朝になって歩けるようになってからも、鈍い頭痛は残り、完全に元気になるまでに、さらに丸一日を要しました。
肝心の首の具合は、術後も痛みは全くありませんでした。
手術痕の端に、血液等を排出するための管であるドレーンがついていましたが、その違和感や煩わしさよりも、鈍い頭痛の方が大きかったせいか、手術を受けたという実感はありませんでした。
翌日、ドレーンを抜いてもらい、体はより自由に動かせるようになりましたが、喉が締め付けられているような感じが残りました。
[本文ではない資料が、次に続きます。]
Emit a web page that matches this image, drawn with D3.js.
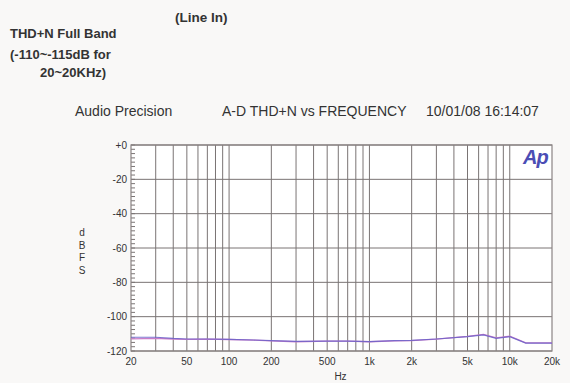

それは手術そのものではなく、全身麻酔の際の酸素吸引の管が喉の内側にあたったためらしいです。
さらに翌日、耳鼻科にて声帯の検査をしました。
歌ったり、高い声を出したり、ビブラートをきかせたりも「どんどん、好きにやりなさい!」というお医者さんでしたが、横で看護師さんが「無理のない範囲でね」とフォローしていました。
声帯に問題はない、ということだけは伝わりました。
あんなに悩んだり、躊躇して、避けて通ろうとした甲状腺切除手術は、あっけなく、そして、穏やかでいて慌ただしかったような入院生活は、終わりを迎えました。
ここからは、切除による甲状腺ホルモンへの影響、癌の転移や再発の可能性、及び首に残った手術痕との向き合いが始まったのでした。